[Charts and diagrams as code]
##########

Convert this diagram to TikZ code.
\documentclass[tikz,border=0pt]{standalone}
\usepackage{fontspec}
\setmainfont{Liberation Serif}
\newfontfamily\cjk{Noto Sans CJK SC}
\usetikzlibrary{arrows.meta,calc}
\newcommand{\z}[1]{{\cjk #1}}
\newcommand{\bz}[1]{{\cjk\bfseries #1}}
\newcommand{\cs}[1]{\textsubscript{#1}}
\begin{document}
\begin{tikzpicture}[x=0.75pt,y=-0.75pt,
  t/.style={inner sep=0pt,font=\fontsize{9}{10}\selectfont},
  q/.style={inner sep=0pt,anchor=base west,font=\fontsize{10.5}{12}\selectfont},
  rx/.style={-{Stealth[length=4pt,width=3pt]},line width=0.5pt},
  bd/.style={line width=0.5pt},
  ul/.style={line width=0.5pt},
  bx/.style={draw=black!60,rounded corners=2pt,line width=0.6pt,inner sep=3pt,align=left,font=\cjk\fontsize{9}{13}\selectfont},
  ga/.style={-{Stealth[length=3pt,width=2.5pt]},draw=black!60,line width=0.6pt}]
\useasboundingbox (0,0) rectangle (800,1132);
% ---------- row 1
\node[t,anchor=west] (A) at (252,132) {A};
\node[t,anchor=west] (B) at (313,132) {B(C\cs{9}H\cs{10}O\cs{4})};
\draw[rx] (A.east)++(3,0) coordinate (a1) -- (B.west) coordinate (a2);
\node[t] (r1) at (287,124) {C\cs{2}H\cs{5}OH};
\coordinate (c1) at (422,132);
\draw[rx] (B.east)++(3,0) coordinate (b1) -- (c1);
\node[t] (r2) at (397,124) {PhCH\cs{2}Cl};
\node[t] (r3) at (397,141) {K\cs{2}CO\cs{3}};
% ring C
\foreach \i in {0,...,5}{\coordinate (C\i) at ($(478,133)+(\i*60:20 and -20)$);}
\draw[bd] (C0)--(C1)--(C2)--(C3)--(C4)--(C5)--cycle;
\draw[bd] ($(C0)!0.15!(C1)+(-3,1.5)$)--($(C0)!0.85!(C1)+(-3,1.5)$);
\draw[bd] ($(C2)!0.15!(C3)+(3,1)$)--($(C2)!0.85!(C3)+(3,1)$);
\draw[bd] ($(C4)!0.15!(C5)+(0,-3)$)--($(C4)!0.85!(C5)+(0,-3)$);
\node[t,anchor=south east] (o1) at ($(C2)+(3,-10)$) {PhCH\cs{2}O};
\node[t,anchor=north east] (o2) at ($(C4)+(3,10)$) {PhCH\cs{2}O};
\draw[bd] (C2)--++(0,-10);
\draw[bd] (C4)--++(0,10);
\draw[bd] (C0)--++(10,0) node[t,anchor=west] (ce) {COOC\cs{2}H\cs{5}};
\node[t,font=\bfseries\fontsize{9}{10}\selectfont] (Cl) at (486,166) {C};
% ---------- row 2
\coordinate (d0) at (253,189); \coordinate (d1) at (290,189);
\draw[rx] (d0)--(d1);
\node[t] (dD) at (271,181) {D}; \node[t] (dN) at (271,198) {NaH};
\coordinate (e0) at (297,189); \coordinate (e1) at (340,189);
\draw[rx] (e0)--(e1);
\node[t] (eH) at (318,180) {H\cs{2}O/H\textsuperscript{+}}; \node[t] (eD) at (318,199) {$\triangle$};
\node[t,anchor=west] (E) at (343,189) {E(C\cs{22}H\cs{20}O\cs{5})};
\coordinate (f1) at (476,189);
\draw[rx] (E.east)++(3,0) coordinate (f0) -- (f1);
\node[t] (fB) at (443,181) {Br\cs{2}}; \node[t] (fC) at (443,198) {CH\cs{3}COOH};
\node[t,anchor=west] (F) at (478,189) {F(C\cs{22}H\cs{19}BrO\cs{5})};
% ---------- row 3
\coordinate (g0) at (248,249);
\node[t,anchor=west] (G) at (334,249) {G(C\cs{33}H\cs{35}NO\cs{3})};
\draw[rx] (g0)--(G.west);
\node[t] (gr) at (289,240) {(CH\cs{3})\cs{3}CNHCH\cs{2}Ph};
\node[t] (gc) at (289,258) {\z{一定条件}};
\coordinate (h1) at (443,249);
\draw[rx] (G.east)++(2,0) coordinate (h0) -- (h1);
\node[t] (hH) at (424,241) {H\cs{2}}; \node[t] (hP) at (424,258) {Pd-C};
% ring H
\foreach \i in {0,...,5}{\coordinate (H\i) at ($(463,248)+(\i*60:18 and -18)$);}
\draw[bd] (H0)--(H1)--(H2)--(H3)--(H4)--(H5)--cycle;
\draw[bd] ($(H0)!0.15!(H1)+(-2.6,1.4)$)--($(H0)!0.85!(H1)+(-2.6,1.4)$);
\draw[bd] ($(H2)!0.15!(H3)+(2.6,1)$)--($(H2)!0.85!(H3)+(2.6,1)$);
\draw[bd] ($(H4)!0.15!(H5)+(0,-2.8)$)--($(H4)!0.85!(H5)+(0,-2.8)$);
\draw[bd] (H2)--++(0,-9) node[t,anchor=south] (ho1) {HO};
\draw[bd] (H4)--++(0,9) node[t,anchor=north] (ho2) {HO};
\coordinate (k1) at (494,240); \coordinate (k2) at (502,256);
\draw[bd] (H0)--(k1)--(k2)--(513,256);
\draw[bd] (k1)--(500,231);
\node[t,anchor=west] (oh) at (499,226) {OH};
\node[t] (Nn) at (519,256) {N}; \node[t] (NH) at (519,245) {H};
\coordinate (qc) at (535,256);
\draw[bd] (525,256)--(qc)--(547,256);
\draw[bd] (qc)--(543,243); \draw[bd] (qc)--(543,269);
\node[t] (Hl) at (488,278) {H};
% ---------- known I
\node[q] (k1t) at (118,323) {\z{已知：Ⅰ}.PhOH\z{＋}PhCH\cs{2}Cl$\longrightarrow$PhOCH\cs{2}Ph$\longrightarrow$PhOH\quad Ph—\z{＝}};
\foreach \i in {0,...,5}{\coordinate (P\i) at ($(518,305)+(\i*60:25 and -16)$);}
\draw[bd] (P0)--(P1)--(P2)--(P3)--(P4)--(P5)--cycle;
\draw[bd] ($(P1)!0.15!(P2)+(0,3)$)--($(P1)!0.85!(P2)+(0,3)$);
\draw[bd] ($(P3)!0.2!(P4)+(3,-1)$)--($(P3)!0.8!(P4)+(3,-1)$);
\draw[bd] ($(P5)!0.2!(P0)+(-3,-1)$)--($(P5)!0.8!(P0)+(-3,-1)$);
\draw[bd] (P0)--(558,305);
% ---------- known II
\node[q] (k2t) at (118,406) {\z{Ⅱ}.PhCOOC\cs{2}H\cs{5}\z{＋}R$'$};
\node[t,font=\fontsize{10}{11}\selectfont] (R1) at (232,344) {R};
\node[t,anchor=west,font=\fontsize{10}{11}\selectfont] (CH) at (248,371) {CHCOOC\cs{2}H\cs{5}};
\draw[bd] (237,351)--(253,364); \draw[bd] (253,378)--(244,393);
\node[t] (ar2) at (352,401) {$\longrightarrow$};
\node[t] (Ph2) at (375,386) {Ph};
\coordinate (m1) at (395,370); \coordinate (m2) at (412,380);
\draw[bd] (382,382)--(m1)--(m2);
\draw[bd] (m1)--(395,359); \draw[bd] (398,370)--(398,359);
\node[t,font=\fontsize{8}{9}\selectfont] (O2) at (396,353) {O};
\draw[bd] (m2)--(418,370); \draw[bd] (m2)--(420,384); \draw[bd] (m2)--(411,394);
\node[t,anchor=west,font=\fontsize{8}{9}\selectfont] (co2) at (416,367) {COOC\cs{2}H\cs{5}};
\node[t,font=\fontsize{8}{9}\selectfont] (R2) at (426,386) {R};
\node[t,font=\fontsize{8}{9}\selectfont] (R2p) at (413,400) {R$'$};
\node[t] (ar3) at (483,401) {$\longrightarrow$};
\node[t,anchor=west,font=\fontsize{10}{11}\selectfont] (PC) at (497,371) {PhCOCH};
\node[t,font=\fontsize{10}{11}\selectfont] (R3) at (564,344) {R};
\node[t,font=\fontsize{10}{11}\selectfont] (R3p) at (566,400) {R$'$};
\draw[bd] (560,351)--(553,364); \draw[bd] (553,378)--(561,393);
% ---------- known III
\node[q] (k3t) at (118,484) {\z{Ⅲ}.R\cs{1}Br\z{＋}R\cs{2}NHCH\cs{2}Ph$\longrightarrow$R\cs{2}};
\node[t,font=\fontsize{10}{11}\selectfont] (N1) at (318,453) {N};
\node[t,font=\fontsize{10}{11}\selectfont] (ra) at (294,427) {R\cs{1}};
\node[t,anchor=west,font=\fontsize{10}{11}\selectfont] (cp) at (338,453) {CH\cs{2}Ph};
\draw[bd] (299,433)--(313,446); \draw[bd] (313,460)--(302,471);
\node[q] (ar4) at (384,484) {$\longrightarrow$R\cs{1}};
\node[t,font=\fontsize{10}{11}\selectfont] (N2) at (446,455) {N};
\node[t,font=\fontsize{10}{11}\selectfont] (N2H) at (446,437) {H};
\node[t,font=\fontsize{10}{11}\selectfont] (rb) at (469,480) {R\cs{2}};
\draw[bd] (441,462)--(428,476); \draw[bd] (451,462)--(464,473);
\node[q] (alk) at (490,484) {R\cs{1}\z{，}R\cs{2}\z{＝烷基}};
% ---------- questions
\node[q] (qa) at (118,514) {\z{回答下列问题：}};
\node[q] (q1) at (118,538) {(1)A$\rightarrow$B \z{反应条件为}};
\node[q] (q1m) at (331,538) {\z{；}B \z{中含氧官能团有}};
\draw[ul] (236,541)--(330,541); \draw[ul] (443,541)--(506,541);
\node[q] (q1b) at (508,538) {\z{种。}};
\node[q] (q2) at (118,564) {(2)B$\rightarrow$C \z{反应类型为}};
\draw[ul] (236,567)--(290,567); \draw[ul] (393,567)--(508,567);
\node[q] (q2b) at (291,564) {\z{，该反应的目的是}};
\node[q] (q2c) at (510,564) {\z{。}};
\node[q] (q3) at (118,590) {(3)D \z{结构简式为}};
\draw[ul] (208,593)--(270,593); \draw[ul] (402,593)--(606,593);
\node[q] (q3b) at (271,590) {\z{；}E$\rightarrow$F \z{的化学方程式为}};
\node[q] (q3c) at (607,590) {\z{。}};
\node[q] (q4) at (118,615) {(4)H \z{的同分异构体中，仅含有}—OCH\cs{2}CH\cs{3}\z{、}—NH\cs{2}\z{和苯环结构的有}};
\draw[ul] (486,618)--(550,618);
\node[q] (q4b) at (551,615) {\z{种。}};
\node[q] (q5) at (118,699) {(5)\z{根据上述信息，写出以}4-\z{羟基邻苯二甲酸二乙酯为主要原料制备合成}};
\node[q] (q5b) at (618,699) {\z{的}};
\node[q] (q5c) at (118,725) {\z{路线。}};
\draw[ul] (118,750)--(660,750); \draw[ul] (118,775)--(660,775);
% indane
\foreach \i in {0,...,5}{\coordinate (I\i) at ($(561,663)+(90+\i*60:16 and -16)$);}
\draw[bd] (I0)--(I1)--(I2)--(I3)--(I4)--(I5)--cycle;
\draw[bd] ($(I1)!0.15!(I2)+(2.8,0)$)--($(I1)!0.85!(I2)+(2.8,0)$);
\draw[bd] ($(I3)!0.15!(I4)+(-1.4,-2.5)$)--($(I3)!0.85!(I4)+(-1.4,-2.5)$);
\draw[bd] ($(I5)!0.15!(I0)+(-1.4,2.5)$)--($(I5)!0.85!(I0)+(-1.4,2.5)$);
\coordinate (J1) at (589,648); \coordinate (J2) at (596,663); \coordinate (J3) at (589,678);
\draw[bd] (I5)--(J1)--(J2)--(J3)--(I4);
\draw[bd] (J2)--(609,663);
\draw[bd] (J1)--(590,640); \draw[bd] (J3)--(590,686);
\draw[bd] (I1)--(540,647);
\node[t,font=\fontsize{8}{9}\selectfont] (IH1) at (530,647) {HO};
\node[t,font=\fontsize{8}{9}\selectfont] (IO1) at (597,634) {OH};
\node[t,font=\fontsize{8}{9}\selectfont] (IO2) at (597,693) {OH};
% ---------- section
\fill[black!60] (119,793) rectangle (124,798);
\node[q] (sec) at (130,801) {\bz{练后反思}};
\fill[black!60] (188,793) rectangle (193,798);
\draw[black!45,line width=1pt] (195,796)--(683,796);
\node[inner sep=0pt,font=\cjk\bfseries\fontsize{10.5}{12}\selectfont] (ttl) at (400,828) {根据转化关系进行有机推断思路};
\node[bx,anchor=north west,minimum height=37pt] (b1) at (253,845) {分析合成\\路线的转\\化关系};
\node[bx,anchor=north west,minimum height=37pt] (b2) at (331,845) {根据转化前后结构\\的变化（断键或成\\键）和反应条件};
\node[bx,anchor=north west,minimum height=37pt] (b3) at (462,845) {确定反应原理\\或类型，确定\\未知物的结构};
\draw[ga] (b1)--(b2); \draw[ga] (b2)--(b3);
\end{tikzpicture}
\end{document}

##########

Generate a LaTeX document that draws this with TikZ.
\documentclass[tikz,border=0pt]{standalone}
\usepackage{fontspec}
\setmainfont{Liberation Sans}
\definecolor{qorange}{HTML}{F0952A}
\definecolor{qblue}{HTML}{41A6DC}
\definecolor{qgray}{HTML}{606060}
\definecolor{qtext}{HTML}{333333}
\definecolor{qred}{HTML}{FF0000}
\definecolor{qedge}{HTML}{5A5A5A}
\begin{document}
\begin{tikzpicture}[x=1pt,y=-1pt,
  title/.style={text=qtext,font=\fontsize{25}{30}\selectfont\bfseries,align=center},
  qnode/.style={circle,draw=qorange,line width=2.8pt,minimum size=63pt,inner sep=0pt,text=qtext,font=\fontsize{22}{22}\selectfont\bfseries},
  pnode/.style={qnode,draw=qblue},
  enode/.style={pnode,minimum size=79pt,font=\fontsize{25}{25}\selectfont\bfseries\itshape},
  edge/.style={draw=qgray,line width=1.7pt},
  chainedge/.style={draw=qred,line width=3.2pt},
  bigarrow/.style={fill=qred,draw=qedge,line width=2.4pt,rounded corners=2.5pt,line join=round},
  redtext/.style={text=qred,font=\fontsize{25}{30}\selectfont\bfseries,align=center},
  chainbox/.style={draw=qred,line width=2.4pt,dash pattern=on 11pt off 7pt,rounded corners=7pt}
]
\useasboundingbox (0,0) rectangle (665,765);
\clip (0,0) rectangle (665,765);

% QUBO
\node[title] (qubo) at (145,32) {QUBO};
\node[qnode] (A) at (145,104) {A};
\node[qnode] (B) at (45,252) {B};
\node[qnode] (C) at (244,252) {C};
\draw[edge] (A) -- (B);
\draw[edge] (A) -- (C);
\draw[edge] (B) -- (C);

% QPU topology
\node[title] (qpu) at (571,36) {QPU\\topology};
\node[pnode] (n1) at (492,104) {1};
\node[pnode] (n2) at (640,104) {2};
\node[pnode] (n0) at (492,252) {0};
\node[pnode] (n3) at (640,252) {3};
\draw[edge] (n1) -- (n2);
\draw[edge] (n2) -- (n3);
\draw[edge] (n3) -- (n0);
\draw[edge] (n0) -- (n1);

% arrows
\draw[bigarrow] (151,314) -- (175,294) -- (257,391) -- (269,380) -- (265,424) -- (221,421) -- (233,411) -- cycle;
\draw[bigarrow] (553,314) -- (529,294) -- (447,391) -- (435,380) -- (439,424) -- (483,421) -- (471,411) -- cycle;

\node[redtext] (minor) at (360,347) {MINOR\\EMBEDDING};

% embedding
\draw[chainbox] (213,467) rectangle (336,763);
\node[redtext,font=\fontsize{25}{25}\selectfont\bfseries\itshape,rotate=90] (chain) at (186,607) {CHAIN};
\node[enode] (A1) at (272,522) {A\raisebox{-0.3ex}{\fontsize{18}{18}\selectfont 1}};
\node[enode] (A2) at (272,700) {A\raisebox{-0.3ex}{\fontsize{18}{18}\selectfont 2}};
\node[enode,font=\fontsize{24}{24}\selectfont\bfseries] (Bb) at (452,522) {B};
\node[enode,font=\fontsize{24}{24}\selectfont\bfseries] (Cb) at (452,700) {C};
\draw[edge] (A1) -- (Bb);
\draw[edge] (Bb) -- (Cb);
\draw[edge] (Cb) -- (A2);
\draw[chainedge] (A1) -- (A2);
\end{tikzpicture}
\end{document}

##########

**Brief**
Determine how many lines of the listing above include the word "this", and report that number only.

**Problem solution**
2